Is Employer-Paid Dental and Health Insurance Taxable in Canada?

For most Canadians, employer-paid health and dental premiums are one of the best tax-free benefits available. CRA does not require employees to include private health services plan premiums in their income — but Quebec takes a different approach and taxes these benefits provincially.

Federal Rule: Not Taxable

Rule Details
Federal treatment ❌ Not a taxable benefit
T4 Box 40 Employer-paid PHSP premiums do not appear here
CRA authority IT-339R2 (IT Bulletin); Folio S2-F3-C2
Applies to Extended health, dental, vision, prescription drugs, paramedical services
Condition Must be a qualifying private health services plan (PHSP)

Quebec: Taxable Provincially

Rule Details
Quebec treatment ✅ Taxable benefit on provincial return
RL-1 Box J Employer-paid PHSP premiums appear in Box J of RL-1
Federal treatment Still not taxable federally (no T4 Box 40 amount)
Quebec only Only applies to Quebec provincial income tax
Impact Employees pay Quebec provincial tax on the premium value

Types of Employer-Paid Benefits and Tax Treatment

Benefit type Federal Quebec provincial
Extended health premiums ❌ Not taxable ✅ Taxable
Dental premiums ❌ Not taxable ✅ Taxable
Prescription drug premiums ❌ Not taxable ✅ Taxable
Vision care premiums ❌ Not taxable ✅ Taxable
LTD / STD premiums ❌ Not taxable ❌ Not taxable (generally)
Group life insurance premiums Taxable ✅ Taxable
AD&D premiums Taxable ✅ Taxable
Employee assistance program (EAP) ❌ Not taxable ❌ Not taxable
Critical illness (employer-paid) Depends Depends

What Is a Qualifying Private Health Services Plan (PHSP)?

Criterion Details
Must cover Eligible medical expenses under the Income Tax Act
Cannot be A plan that pays wages in lieu of salary
Primary purpose Reimbursement of medical / dental / drug expenses
Common examples Blue Cross, SunLife, Manulife group benefits plans
CRA reference IT-339R2; must qualify as PHSP to receive tax-free treatment

If a plan does not qualify as a PHSP — for example, if it pays cash directly or covers non-medical expenses — the premiums may lose the non-taxable status.

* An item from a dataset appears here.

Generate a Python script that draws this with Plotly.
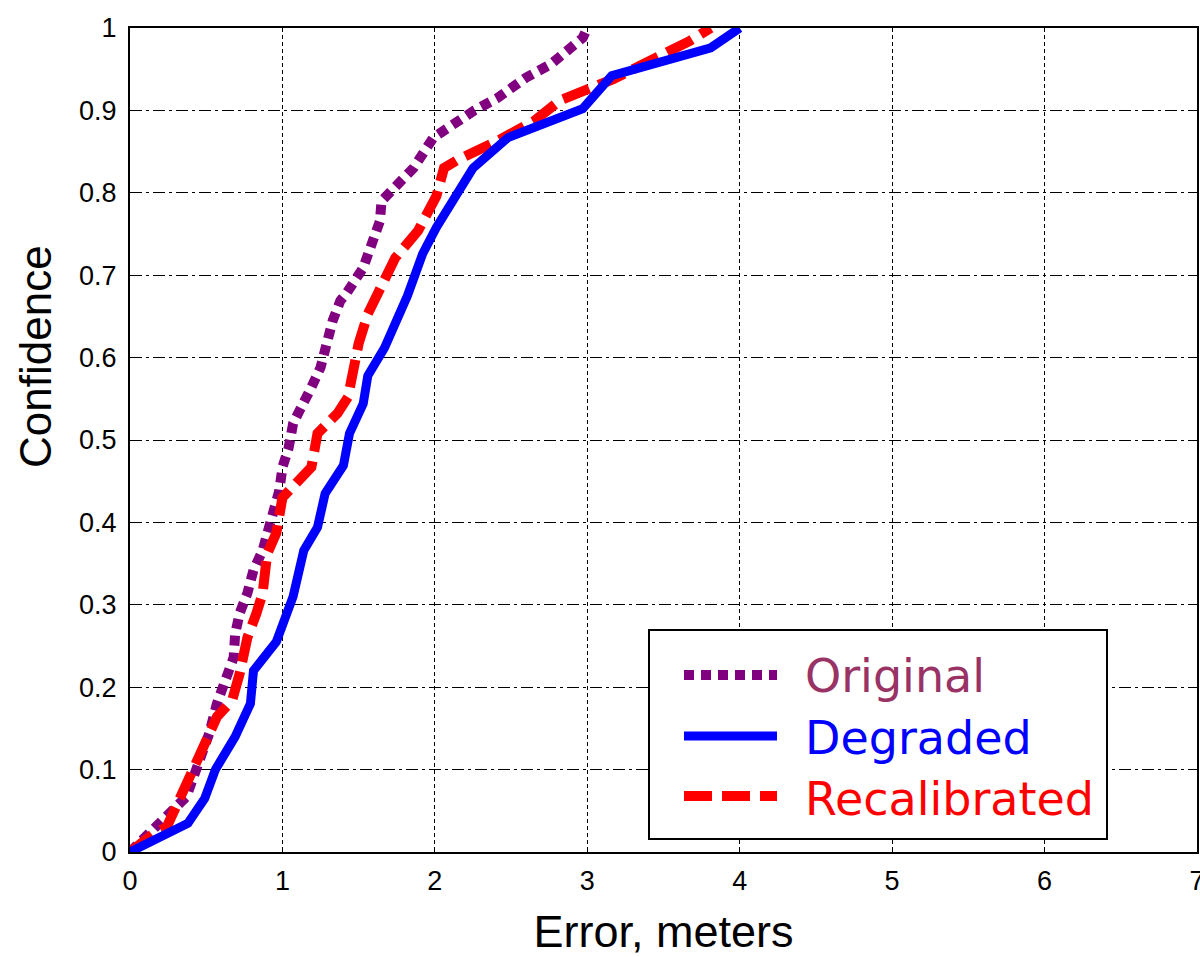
import plotly.graph_objects as go

# ---- data ----
orig_x = [0, 0.24, 0.37, 0.44, 0.52, 0.57, 0.64, 0.68, 0.69, 0.72, 0.77, 0.81, 0.87, 0.91, 0.94,
          0.98, 1.0, 1.04, 1.07, 1.13, 1.19, 1.25, 1.29, 1.33, 1.38, 1.42, 1.53, 1.60, 1.64, 1.65,
          1.73, 1.86, 1.99, 2.12, 2.26, 2.41, 2.60, 2.76, 2.87, 2.97, 3.0]
orig_y = [0, 0.043, 0.067, 0.103, 0.144, 0.18, 0.212, 0.236, 0.265, 0.29, 0.314, 0.342, 0.366, 0.39, 0.415,
          0.439, 0.467, 0.49, 0.52, 0.539, 0.564, 0.588, 0.617, 0.645, 0.669, 0.678, 0.709, 0.742, 0.766, 0.79,
          0.805, 0.83, 0.867, 0.884, 0.9, 0.915, 0.94, 0.956, 0.972, 0.988, 1.0]

deg_x = [0, 0.38, 0.49, 0.56, 0.69, 0.79, 0.81, 0.96, 1.07, 1.14, 1.23, 1.28, 1.40, 1.44, 1.53,
         1.56, 1.67, 1.82, 1.92, 2.01, 2.25, 2.48, 2.97, 3.16, 3.81, 4.0]
deg_y = [0, 0.035, 0.065, 0.10, 0.14, 0.18, 0.22, 0.255, 0.31, 0.366, 0.394, 0.435, 0.469, 0.508, 0.544,
         0.578, 0.612, 0.675, 0.726, 0.758, 0.83, 0.867, 0.902, 0.942, 0.976, 1.0]

recal_x = [0, 0.16, 0.24, 0.37, 0.48, 0.57, 0.67, 0.72, 0.77, 0.83, 0.87, 0.90, 0.96, 1.0, 1.19,
           1.23, 1.36, 1.43, 1.46, 1.50, 1.56, 1.62, 1.74, 1.89, 2.01, 2.06, 2.14, 2.41, 2.65, 2.82,
           3.17, 3.67, 3.81]
recal_y = [0, 0.023, 0.03, 0.08, 0.127, 0.164, 0.184, 0.217, 0.26, 0.29, 0.314, 0.362, 0.387, 0.43, 0.467,
           0.508, 0.532, 0.552, 0.588, 0.617, 0.653, 0.678, 0.721, 0.754, 0.796, 0.83, 0.839, 0.863, 0.887, 0.912,
           0.938, 0.984, 1.0]

x_ticks = [0, 1, 2, 3, 4, 5, 6, 7]
y_ticks = [0, 0.1, 0.2, 0.3, 0.4, 0.5, 0.6, 0.7, 0.8, 0.9, 1.0]
y_ticktext = ["0", "0.1", "0.2", "0.3", "0.4", "0.5", "0.6", "0.7", "0.8", "0.9", "1"]

series_names = ["Original", "Degraded", "Recalibrated"]
series_colors = ["#800080", "#0000ff", "#ff0000"]
label_colors = ["#993366", "#0000ff", "#ff0000"]
series_dash = ["10px,7px", "solid", "28px,10px"]
series_width = [10, 9, 10]

x_title = "Error, meters"
y_title = "Confidence"

# ---- figure ----
fig = go.Figure()
fig.add_trace(go.Scatter(x=orig_x, y=orig_y, mode="lines", name=series_names[0],
                         line=dict(color=series_colors[0], width=series_width[0], dash=series_dash[0])))
fig.add_trace(go.Scatter(x=recal_x, y=recal_y, mode="lines", name=series_names[2],
                         line=dict(color=series_colors[2], width=series_width[2], dash=series_dash[2])))
fig.add_trace(go.Scatter(x=deg_x, y=deg_y, mode="lines", name=series_names[1],
                         line=dict(color=series_colors[1], width=series_width[1], dash=series_dash[1])))

L, R, T, B = 130, 1197, 28, 852
W, H = 1200, 957


def px(p):
    return (p - L) / (R - L)


def py(p):
    return (B - p) / (B - T)


shapes = []
# legend box
shapes.append(dict(type="rect", xref="paper", yref="paper", x0=px(649), x1=px(1107), y0=py(839), y1=py(630),
                   line=dict(color="black", width=2), fillcolor="white", layer="above"))
annotations = []
sample_y = [675, 736, 796]
text_y = [676, 738, 799]
for i in range(3):
    shapes.append(dict(type="line", xref="paper", yref="paper", x0=px(684), x1=px(777),
                       y0=py(sample_y[i]), y1=py(sample_y[i]), layer="above",
                       line=dict(color=series_colors[i], width=series_width[i], dash=series_dash[i])))
    annotations.append(dict(xref="paper", yref="paper", x=px(803), y=py(text_y[i]), xanchor="left",
                            yanchor="middle", showarrow=False, text=series_names[i],
                            font=dict(family="DejaVu Sans", size=46, color=label_colors[i])))

# y-axis title (sits above the plot's centre in the reference)
annotations.append(dict(xref="paper", yref="paper", x=px(35), y=py(357), xanchor="center", yanchor="middle",
                        textangle=-90, showarrow=False, text=y_title,
                        font=dict(family="Liberation Sans, Arial", size=44, color="black")))

fig.update_layout(
    width=W, height=H,
    margin=dict(l=L, r=W - R, t=T, b=H - B),
    plot_bgcolor="white", paper_bgcolor="white",
    showlegend=False,
    shapes=shapes, annotations=annotations,
    font=dict(family="Liberation Sans, Arial", color="black"),
)
fig.update_xaxes(
    range=[0, 7], tickvals=x_ticks, ticktext=[str(v) for v in x_ticks],
    showgrid=True, gridcolor="black", gridwidth=1, griddash="4px,3px",
    showline=True, linecolor="black", linewidth=2, mirror=True,
    ticks="inside", ticklen=5, tickcolor="black", zeroline=False,
    tickfont=dict(size=27, family="Liberation Sans, Arial"),
    ticklabelstandoff=4, ticklabeloverflow="allow",
    title=dict(text=x_title, font=dict(size=45, family="Liberation Sans, Arial"), standoff=24),
    automargin=False,
)
fig.update_yaxes(
    range=[0, 1], tickvals=y_ticks, ticktext=y_ticktext,
    showgrid=True, gridcolor="black", gridwidth=1, griddash="12px,4px,3px,4px",
    showline=True, linecolor="black", linewidth=2, mirror=True,
    ticks="inside", ticklen=5, tickcolor="black", zeroline=False,
    tickfont=dict(size=27, family="Liberation Sans, Arial"),
    ticklabelstandoff=6, ticklabeloverflow="allow",
    automargin=False,
)

fig.write_html("out.html")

Medical Expense Tax Credit (METC): Can You Claim Premiums?

Situation METC claimable?
Employer paid the premium (non-taxable to you) ❌ No — cannot claim someone else’s payment
You paid via payroll deduction (your after-tax dollars) ✅ Yes — eligible medical expense
You pay the full premium directly ✅ Yes — eligible medical expense
Premium included in your income as a taxable benefit (e.g., some cases) ✅ Yes if included in your income

Disability Insurance: The Premium vs Benefit Trade-Off

Aspect Employer pays LTD premium Employee pays LTD premium
Is premium taxable? ❌ Not taxable N/A (your own dollars)
Are disability benefits taxable if claimed? ✅ Yes — fully taxable ❌ No — tax-free
Planning implication Convenience for employer; but benefits are taxable Employee pays premium post-tax; benefits are tax-free

Many advisors suggest higher-earning employees consider opting out of employer-paid LTD premium coverage and paying personally — so that if they ever become disabled, the benefit is received tax-free.

Quebec RL-1 vs Federal T4

Slip Box What appears
T4 (federal) Box 40 Life insurance premiums, company car, parking, etc. — NOT health/dental
RL-1 (Quebec) Box J Health, dental, vision, drug premiums paid by employer
Quebec employee Files both federal and provincial returns Adjusts for provincial taxable benefit

Bottom Line

Employer-paid health and dental insurance is one of Canada’s most generous employer benefits precisely because it is not taxable federally. Your employer can provide you with $3,000–$5,000/year in health and dental coverage with zero tax cost to you. The exception is Quebec, where these premiums appear on your RL-1 and are subject to provincial income tax. Understanding the disability insurance trade-off — paying premiums yourself means receiving benefits tax-free — is important for higher earners who want to protect tax-free disability income if they are ever unable to work.